Milano, 17 novembre 2013 - E ora per quel saluto romano a Palazzo Marino rischia il processo e in base al codice fino a tre anni di reclusione. La Procura ha chiuso l’indagine sull’avvocato Gabriele Leccisi che lo scorso maggio, tra il pubblico ad una riunione della commissione sicurezza sul piano-rom, secondo l’accusa pensò bene di salutare alla maniera del duce.

Leccisi, del resto, è figlio di quel Domenico passato alla storia per essere stato colui che trafugò la salma di Benito Mussolini dal cimitero Maggiore nel 1946.

Lo scorso maggio Gabriele Leccisi stava seguendo dal pubblico i lavori della commissione comunale insieme ad altri esponenti di associazioni di ultradestra, quando la consigliera della Sinistra per Pisapia Anita Sonego aveva protestato: «Mi hanno riferito che qui ci sono dei fascisti. Se è così, io esco dall’aula». Leccisi, che insieme ai giovani della Fiamma aveva organizzato le manifestazioni contro il campo rom abusivo di via Dione Cassio, sgomberato poche settimane prima, aveva alzato il braccio per farsi vedere. E quando alcuni consiglieri del centrosinistra avevano invitato «i fascisti» a lasciare la commissione, ecco che sarebbe scattato il saluto romano e le urla: «Ne siamo fieri».

In aula era scoppiato il caos. Ad invitare alla seduta Leccisi e l’esponente della Fiamma Carlo Lasi era stato, come avrebbe poi spiegato, il presidente della commissione Sicurezza Mirko Mazzali (Sel), pure lui avvocato, che conosce Leccisi da anni. Mazzali gli aveva proposto di partecipare ma senza diritto di parola, pur di evitare che i neofascisti organizzassero un presidio che da piazza San Babila puntava fino a Palazzo Marino, presidio comunque poi vietato dalla Questura.

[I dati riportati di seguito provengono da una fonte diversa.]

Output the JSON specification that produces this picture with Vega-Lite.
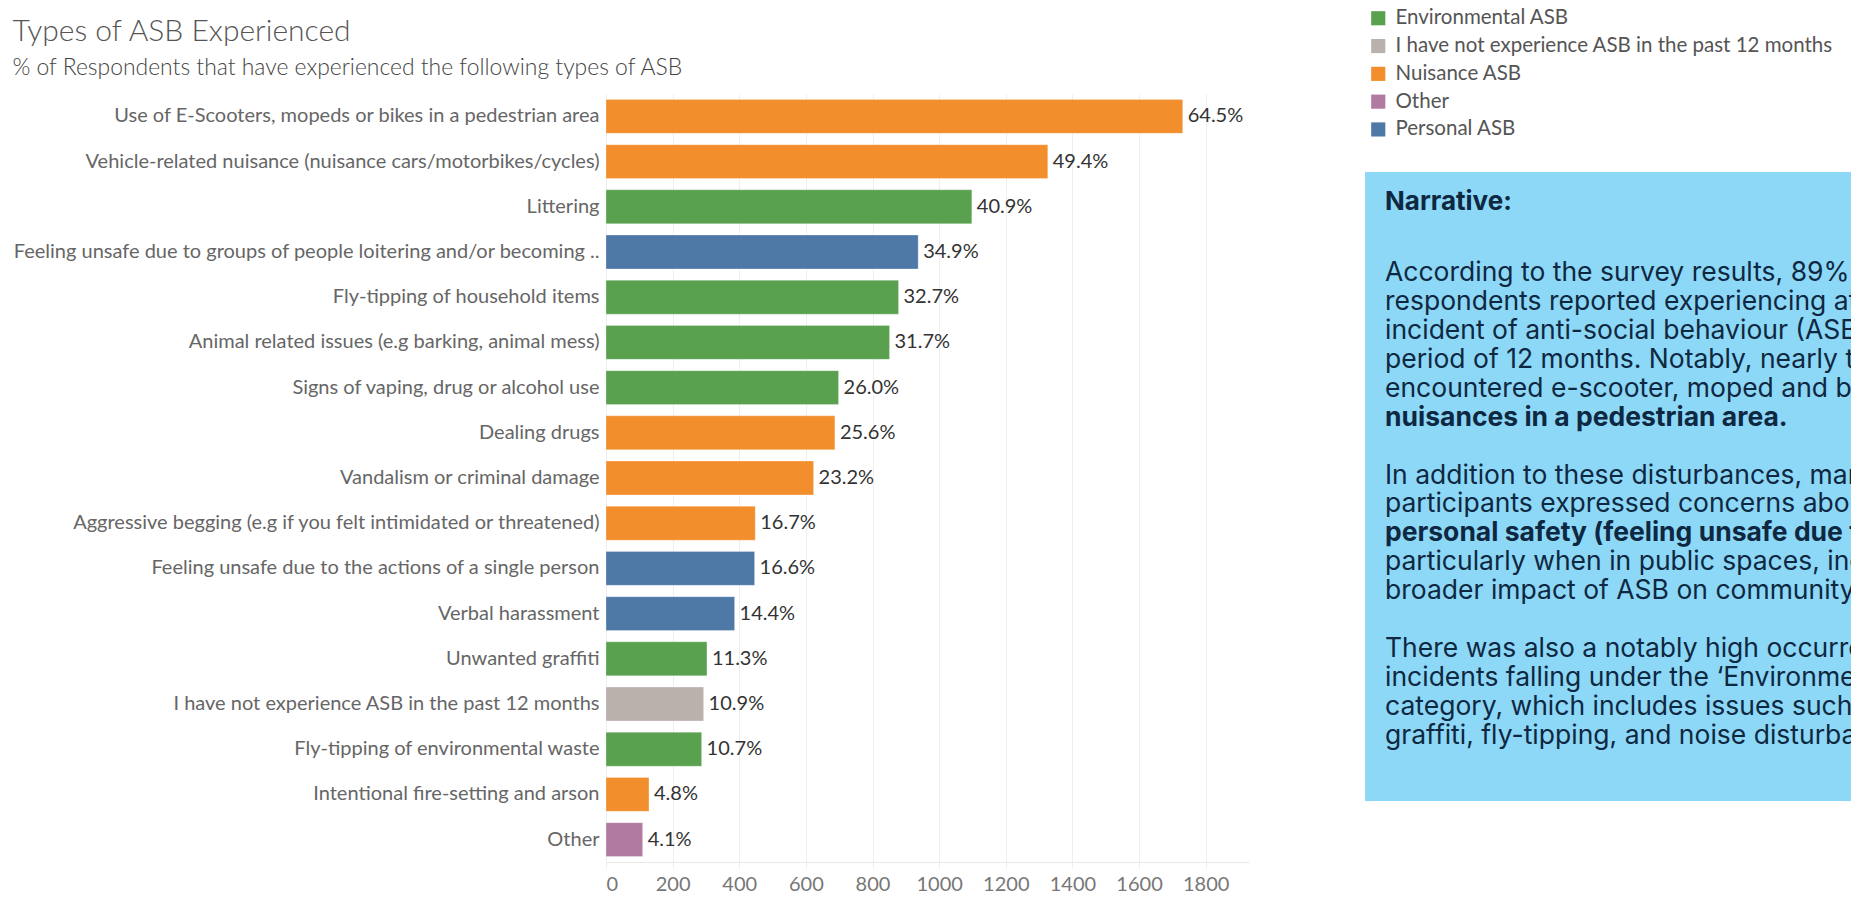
{
  "$schema": "https://vega.github.io/schema/vega-lite/v6.json",
  "padding": {"left": 12, "top": 8, "right": 0, "bottom": 0},
  "background": "#ffffff",
  "config": {
    "view": {"stroke": null},
    "font": "Lato"
  },
  "hconcat": [
    {
      "width": 643,
      "height": 768,
      "title": {
        "text": "Types of ASB Experienced",
        "subtitle": "% of Respondents that have experienced the following types of ASB",
        "anchor": "start",
        "font": "Lato",
        "fontSize": 30,
        "fontWeight": 300,
        "color": "#555555",
        "subtitleFont": "Lato",
        "subtitleFontSize": 22.9,
        "subtitleFontWeight": 300,
        "subtitleColor": "#444444",
        "subtitlePadding": 10,
        "offset": 14
      },
      "data": {
        "values": [
          {"type": "Use of E-Scooters, mopeds or bikes in a pedestrian area", "category": "Nuisance ASB", "respondents": 1731, "pct": 0.645},
          {"type": "Vehicle-related nuisance (nuisance cars/motorbikes/cycles)", "category": "Nuisance ASB", "respondents": 1326, "pct": 0.494},
          {"type": "Littering", "category": "Environmental ASB", "respondents": 1098, "pct": 0.409},
          {"type": "Feeling unsafe due to groups of people loitering and/or becoming ..", "category": "Personal ASB", "respondents": 937, "pct": 0.349},
          {"type": "Fly-tipping of household items", "category": "Environmental ASB", "respondents": 878, "pct": 0.327},
          {"type": "Animal related issues (e.g barking, animal mess)", "category": "Environmental ASB", "respondents": 851, "pct": 0.317},
          {"type": "Signs of vaping, drug or alcohol use", "category": "Environmental ASB", "respondents": 698, "pct": 0.26},
          {"type": "Dealing drugs", "category": "Nuisance ASB", "respondents": 687, "pct": 0.256},
          {"type": "Vandalism or criminal damage", "category": "Nuisance ASB", "respondents": 623, "pct": 0.232},
          {"type": "Aggressive begging (e.g if you felt intimidated or threatened)", "category": "Nuisance ASB", "respondents": 448, "pct": 0.167},
          {"type": "Feeling unsafe due to the actions of a single person", "category": "Personal ASB", "respondents": 446, "pct": 0.166},
          {"type": "Verbal harassment", "category": "Personal ASB", "respondents": 386, "pct": 0.144},
          {"type": "Unwanted graffiti", "category": "Environmental ASB", "respondents": 303, "pct": 0.113},
          {"type": "I have not experience ASB in the past 12 months", "category": "I have not experience ASB in the past 12 months", "respondents": 293, "pct": 0.109},
          {"type": "Fly-tipping of environmental waste", "category": "Environmental ASB", "respondents": 287, "pct": 0.107},
          {"type": "Intentional fire-setting and arson", "category": "Nuisance ASB", "respondents": 129, "pct": 0.048},
          {"type": "Other", "category": "Other", "respondents": 110, "pct": 0.041}
        ]
      },
      "encoding": {
        "y": {
          "field": "type",
          "type": "nominal",
          "sort": null,
          "scale": {"paddingInner": 0.25, "paddingOuter": 0.12},
          "axis": {
            "title": null,
            "ticks": false,
            "domain": false,
            "grid": false,
            "labelFont": "Lato",
            "labelFontSize": 20,
            "labelColor": "#666666",
            "labelPadding": 7,
            "labelLimit": 800
          }
        },
        "x": {
          "field": "respondents",
          "type": "quantitative",
          "scale": {"domain": [0, 1930], "nice": false},
          "axis": {
            "title": null,
            "values": [0, 200, 400, 600, 800, 1000, 1200, 1400, 1600, 1800],
            "format": "d",
            "grid": true,
            "gridColor": "#eeeeee",
            "tickColor": "#eeeeee",
            "tickSize": 6,
            "domainColor": "#e8e8e8",
            "labelFont": "Lato",
            "labelFontSize": 20,
            "labelColor": "#777777",
            "labelPadding": 6
          }
        }
      },
      "layer": [
        {
          "mark": {"type": "bar", "stroke": "#ffffff", "strokeWidth": 0.8, "strokeOpacity": 0.35},
          "encoding": {
            "color": {
              "field": "category",
              "type": "nominal",
              "scale": {
                "domain": ["Environmental ASB", "I have not experience ASB in the past 12 months", "Nuisance ASB", "Other", "Personal ASB"],
                "range": ["#59A14F", "#BAB0AC", "#F28E2B", "#B07AA1", "#4E79A7"]
              },
              "legend": {
                "orient": "none",
                "legendX": 762,
                "legendY": -86,
                "title": null,
                "padding": 0,
                "offset": 0,
                "symbolType": "square",
                "symbolSize": 200,
                "symbolStrokeWidth": 0,
                "symbolOpacity": 1,
                "labelFont": "Lato",
                "labelFontSize": 20.5,
                "labelColor": "#555555",
                "labelOffset": 7,
                "labelLimit": 600,
                "rowPadding": 6.8
              }
            }
          }
        },
        {
          "mark": {"type": "text", "align": "left", "baseline": "middle", "dx": 5, "font": "Lato", "fontSize": 20, "color": "#333333"},
          "encoding": {
            "text": {"field": "pct", "type": "quantitative", "format": ".1%"}
          }
        }
      ]
    },
    {
      "spacing": 20,
      "vconcat": [
        {
          "width": 10,
          "height": 58,
          "data": {"values": []},
          "mark": "point",
          "encoding": {}
        },
        {
          "width": 486,
          "height": 629,
          "view": {"fill": "#8DD7F7", "stroke": null},
          "data": {
            "values": [
              {"line": 0, "emphasis": "heading", "text": "Narrative:"},
              {"line": 2, "emphasis": "plain", "text": "According to the survey results, 89% of"},
              {"line": 3, "emphasis": "plain", "text": "respondents reported experiencing at least one"},
              {"line": 4, "emphasis": "plain", "text": "incident of anti-social behaviour (ASB) within a"},
              {"line": 5, "emphasis": "plain", "text": "period of 12 months. Notably, nearly two-thirds"},
              {"line": 6, "emphasis": "plain", "text": "encountered e-scooter, moped and bike"},
              {"line": 7, "emphasis": "strong", "text": "nuisances in a pedestrian area."},
              {"line": 9, "emphasis": "plain", "text": "In addition to these disturbances, many"},
              {"line": 10, "emphasis": "plain", "text": "participants expressed concerns about their"},
              {"line": 11, "emphasis": "strong", "text": "personal safety (feeling unsafe due to groups),"},
              {"line": 12, "emphasis": "plain", "text": "particularly when in public spaces, indicating the"},
              {"line": 13, "emphasis": "plain", "text": "broader impact of ASB on community wellbeing."},
              {"line": 15, "emphasis": "plain", "text": "There was also a notably high occurrence of"},
              {"line": 16, "emphasis": "plain", "text": "incidents falling under the ‘Environmental ASB’"},
              {"line": 17, "emphasis": "plain", "text": "category, which includes issues such as littering,"},
              {"line": 18, "emphasis": "plain", "text": "graffiti, fly-tipping, and noise disturbances."}
            ]
          },
          "encoding": {
            "y": {"field": "line", "type": "quantitative", "scale": {"domain": [-1.5, 20.26], "reverse": true}, "axis": null},
            "x": {"datum": 0, "type": "quantitative", "scale": {"domain": [0, 1]}, "axis": null},
            "text": {"field": "text", "type": "nominal"}
          },
          "layer": [
            {
              "transform": [{"filter": "datum.emphasis === 'heading'"}],
              "mark": {"type": "text", "align": "left", "baseline": "middle", "dx": 20, "dy": -13, "clip": true, "font": "Inter", "fontSize": 26, "fontWeight": "bold", "color": "#0E2841"}
            },
            {
              "transform": [{"filter": "datum.emphasis === 'strong'"}],
              "mark": {"type": "text", "align": "left", "baseline": "middle", "dx": 20, "clip": true, "font": "Inter", "fontSize": 26.5, "fontWeight": "bold", "color": "#0E2841"}
            },
            {
              "transform": [{"filter": "datum.emphasis === 'plain'"}],
              "mark": {"type": "text", "align": "left", "baseline": "middle", "dx": 20, "clip": true, "font": "Inter", "fontSize": 26.5, "color": "#0E2841"}
            }
          ]
        }
      ]
    }
  ],
  "spacing": 116
}
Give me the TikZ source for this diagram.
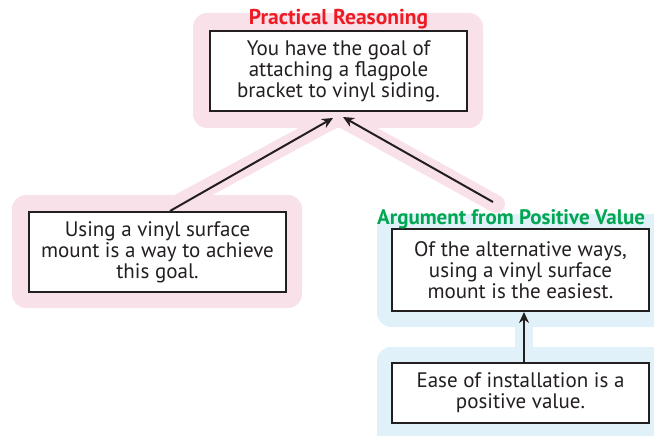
\documentclass[tikz,border=0pt]{standalone}
\usepackage{fontspec}
\setmainfont{PT Sans}
\usetikzlibrary{arrows.meta,calc}
\definecolor{pinkbg}{HTML}{F9E1EA}
\definecolor{bluebg}{HTML}{E0F1F9}
\definecolor{titlered}{HTML}{ED1C24}
\definecolor{titlegreen}{HTML}{00A651}
\definecolor{inkgray}{HTML}{231F20}
\tikzset{
  claim/.style={draw=inkgray, line width=2pt, fill=white, rectangle, align=center,
    text=inkgray, minimum width=257pt, inner sep=0pt, font=\fontsize{21}{21}\selectfont},
  pinkpanel/.style={fill=pinkbg, rounded corners=14pt},
  bluepanel/.style={fill=bluebg, rounded corners=14pt},
  pinkstrip/.style={draw=pinkbg, line width=18pt, line cap=round},
  bluestrip/.style={draw=bluebg, line width=18pt},
  arr/.style={draw=inkgray, line width=2pt, -{Stealth[length=11pt,width=10pt]}},
  schemetitle/.style={font=\fontsize{21.5}{22}\selectfont\bfseries, inner sep=0pt}
}
\begin{document}
\begin{tikzpicture}[x=1pt,y=-1pt]
\useasboundingbox (0,0) rectangle (654,436);
\clip (0,0) rectangle (654,436);
% panels
\fill[pinkpanel] (193,13) rectangle (483,128);
\fill[pinkpanel] (12,195) rectangle (302,308);
\fill[bluepanel] (377,214) rectangle (680,327);
\fill[bluepanel] (377,347) rectangle (680,450);
\draw[pinkstrip] (162,212) -- (336,118);
\draw[pinkstrip] (341,118) -- (496,204);
\draw[bluestrip] (524,322) -- (524,352);
% claims
\node[claim, minimum height=80pt] (goal) at (338.5,71) {You have the goal of\\attaching a flagpole\\bracket to vinyl siding.};
\node[claim, minimum height=80pt] (means) at (157.5,252) {Using a vinyl surface\\mount is a way to achieve\\this goal.};
\node[claim, minimum height=82pt] (easiest) at (520.5,270) {Of the alternative ways,\\using a vinyl surface\\mount is the easiest.};
\node[claim, minimum height=60pt] (value) at (520.5,393) {Ease of installation is a\\positive value.};
% titles
\node[schemetitle, text=titlered, anchor=base] (t1) at (338.5,25) {Practical Reasoning};
\node[schemetitle, text=titlegreen, anchor=base west, font=\fontsize{21}{22}\selectfont\bfseries] (t2) at (377,224) {Argument from Positive Value};
\coordinate (c2) at (493,202);
% arrows
\draw[arr] ([xshift=12.5pt]means.north) -- ([xshift=-5.5pt,yshift=-6pt]goal.south);
\draw[arr] (c2) -- ([xshift=4.5pt,yshift=-5pt]goal.south);
\draw[arr] ([xshift=3.5pt]value.north) -- ([xshift=3.5pt]easiest.south);
\end{tikzpicture}
\end{document}
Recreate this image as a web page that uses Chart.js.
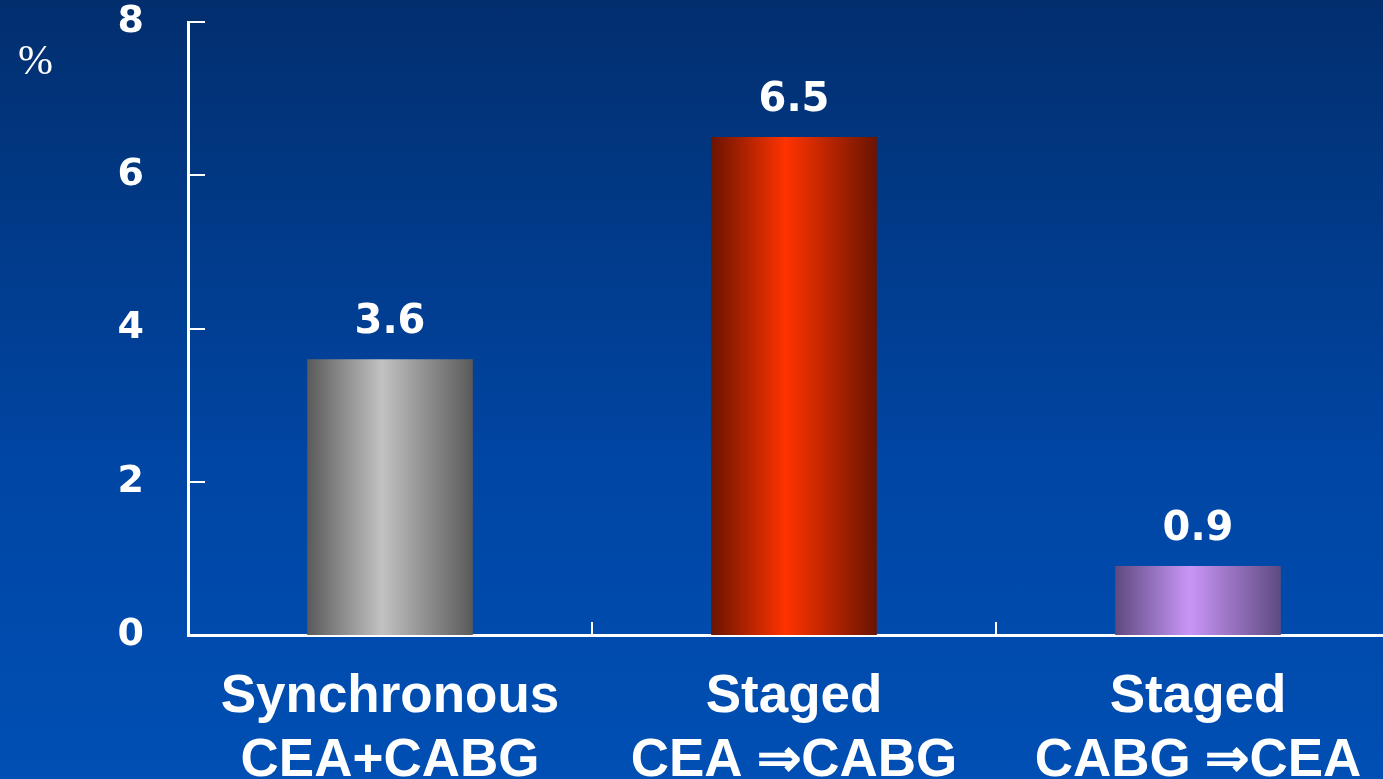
<!DOCTYPE html>
<html>
<head>
<meta charset="utf-8">
<script src="https://cdn.jsdelivr.net/npm/chart.js@4.4.1/dist/chart.umd.min.js"></script>
<style>
  html, body { margin: 0; padding: 0; overflow: hidden; }
  body {
    width: 1383px; height: 779px;
    background: linear-gradient(to bottom, #022e6e 0%, #0046a4 60%, #004fb4 100%);
  }
  #wrap { position: relative; width: 1400px; height: 779px; }
  #pct {
    position: absolute; left: 18px; top: 36px;
    font-family: "Liberation Serif", serif; font-size: 42px; color: #fff;
  }
</style>
</head>
<body>
<div id="wrap">
  <div id="pct">%</div>
  <canvas id="strokeChart" width="1400" height="779"></canvas>
</div>
<script>
// categories and values
var groups = [['Synchronous', 'CEA+CABG'], ['Staged', 'CEA \u21D2CABG'], ['Staged', 'CABG \u21D2CEA']];
var rates = [3.6, 6.5, 0.9];
var yTicks = [0, 2, 4, 6, 8];

// edge / middle colour of each bar's horizontal shading
var barEdges = ['#5a5a5a', '#6a1400', '#5e4a80'];
var barMiddles = ['#c2c2c2', '#ff3300', '#c996f8'];

var BAR_PCT = 0.41;

function barShade(c) {
  var chart = c.chart;
  var xs = chart.scales && chart.scales.x;
  var i = c.dataIndex;
  if (!xs || !chart.chartArea || i === undefined) return barMiddles[i || 0];
  var cat = xs.width / groups.length;
  var w = cat * BAR_PCT;
  var cx = xs.getPixelForValue(i);
  var g = chart.ctx.createLinearGradient(cx - w / 2, 0, cx + w / 2, 0);
  g.addColorStop(0, barEdges[i]);
  g.addColorStop(0.45, barMiddles[i]);
  g.addColorStop(1, barEdges[i]);
  return g;
}

// short tick marks pointing into the plot area
var innerTicks = {
  id: 'innerTicks',
  afterDraw: function (chart) {
    var ctx = chart.ctx, area = chart.chartArea;
    var xs = chart.scales.x, ys = chart.scales.y;
    ctx.save();
    ctx.strokeStyle = '#ffffff';
    ctx.lineWidth = 2;
    ctx.beginPath();
    yTicks.forEach(function (t) {
      var y = Math.round(ys.getPixelForValue(t));
      ctx.moveTo(area.left, y);
      ctx.lineTo(area.left + 17, y);
    });
    var cat = xs.width / groups.length;
    for (var i = 0; i < groups.length; i++) {
      var bx = Math.round(xs.getPixelForValue(i) + cat / 2);
      ctx.moveTo(bx, area.bottom);
      ctx.lineTo(bx, area.bottom - 13);
    }
    ctx.stroke();
    ctx.restore();
  }
};

// value printed above each bar
var valueLabels = {
  id: 'valueLabels',
  afterDatasetsDraw: function (chart) {
    var ctx = chart.ctx;
    var meta = chart.getDatasetMeta(0);
    ctx.save();
    ctx.fillStyle = '#ffffff';
    ctx.font = 'bold 40px "DejaVu Sans"';
    ctx.textAlign = 'center';
    ctx.textBaseline = 'alphabetic';
    meta.data.forEach(function (bar, i) {
      ctx.fillText(rates[i].toFixed(1), bar.x, bar.y - 26);
    });
    ctx.restore();
  }
};

function noPad(s) {
  s.paddingTop = 0;
  s.paddingBottom = 0;
  s.paddingLeft = 0;
  s.paddingRight = 0;
}

new Chart(document.getElementById('strokeChart'), {
  type: 'bar',
  data: {
    labels: groups,
    datasets: [{
      data: rates,
      backgroundColor: barShade,
      borderWidth: 0,
      barPercentage: BAR_PCT,
      categoryPercentage: 1
    }]
  },
  options: {
    responsive: false,
    animation: false,
    layout: { padding: { top: 22, right: 0, left: 0, bottom: 0 } },
    plugins: { legend: { display: false }, tooltip: { enabled: false } },
    scales: {
      x: {
        grid: { display: false, drawTicks: false },
        border: { color: '#ffffff', width: 3 },
        ticks: {
          color: '#ffffff',
          padding: 30,
          font: { family: '"Liberation Sans", Arial, sans-serif', size: 53, weight: 'bold', lineHeight: 1.21 }
        },
        afterFit: function (s) { s.height = 144; noPad(s); }
      },
      y: {
        min: 0,
        max: 8,
        afterBuildTicks: function (s) { s.ticks = yTicks.map(function (v) { return { value: v }; }); },
        grid: { display: false, drawTicks: false },
        border: { color: '#ffffff', width: 3 },
        ticks: {
          color: '#ffffff',
          padding: 44,
          font: { family: '"DejaVu Sans", sans-serif', size: 38, weight: 'bold', lineHeight: 1 }
        },
        afterFit: function (s) { s.width = 188; noPad(s); }
      }
    }
  },
  plugins: [innerTicks, valueLabels]
});
</script>
</body>
</html>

L’invito di Mazzali a Leccisi, però, non era piaciuto alla Sonego, che prima della commissione aveva chiesto al presidente di non far entrare i neofascisti in aula. Mazzali poi però avrebbe spiegato: «Ho invitato due cittadini ad ascoltare, pur non condividendo le loro idee». Il saluto romano dell’avvocato fu inevitabilmente benzina sul fuoco. «Milano, città medaglia d’oro della Resistenza, non accetterà mai apologie del fascismo», protestò duramente il sindaco Giuliano Pisapia.

«È una vergogna - aggiunse - che nella casa dei milanesi si debba vedere il saluto romano: un inammissibile sfregio alla città e ai milanesi. Come sindaco sento l’obbligo giuridico, morale, etico e politico di rappresentare quanto successo alla magistratura». «Non era mia intenzione fare il saluto romano», provò a difendersi Leccisi sostenendo di essersi solo voluto far vedere.

Il pm Piero Basilone, che ha chiuso le indagini, ora però gli contesta la violazione dell’articolo 2 della legge Mancino che punisce fra l’altro chi, nel corso di riunioni pubbliche, “compia manifestazioni esteriori” tipiche di associazioni o movimenti - come il fascismo - che incitino alla discriminazione per motivi razziali etnici o religiosi”. Delitto punito con il carcere fino a tre anni.